If the recreation in Christ in the present was perfected by His suffering, than I suspect that so also was the creation in Christ in the beginning accomplished by His suffering. The cross was the second death of the Son, the second humilation of God in His daring to love.
Kierkegaard wrote that the experience of a relational act of love offers sacrifice and so demands suffering by it's very definition
And I believe that is not due to the imperfection of man but rather due to his perfection, such that any wanderings outside of the sufficiency of the self, any dreams of a greater justice than the consequences of reality, of worth greater than the conditions of our character, must always include risk and uncertainty and loss.
That is to say, to love another is an admission of imperfection by the perfect, the declaration of a need that will never be satisfied because it does not exist.

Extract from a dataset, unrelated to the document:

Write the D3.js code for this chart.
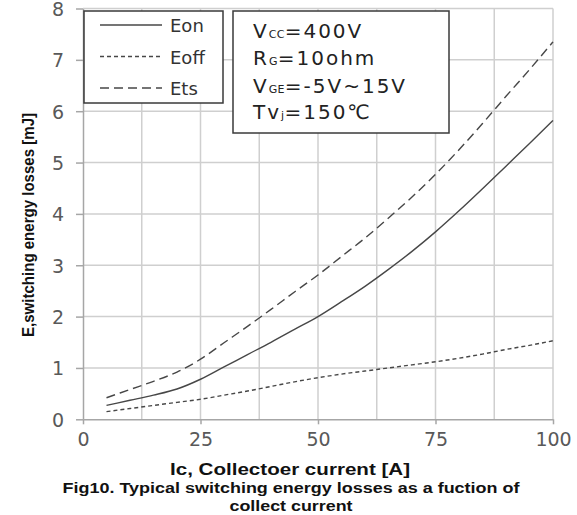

Love is the only unnecessary act in which humanity can participate, like God's act of creating the world, and thus it is the only act by which we may become gods.
Suffering became necessary the moment that God chose to create, to bind Himself and humble Himself to be moved by a beloved which He does not need and so were never meant to or will prove able to satisfy Him.
So we, when we choose to create, bind ourselves and humble ourselves to be moved by one another, and though we do not need each other, we love one another and in love discover not our satisfaction but our need.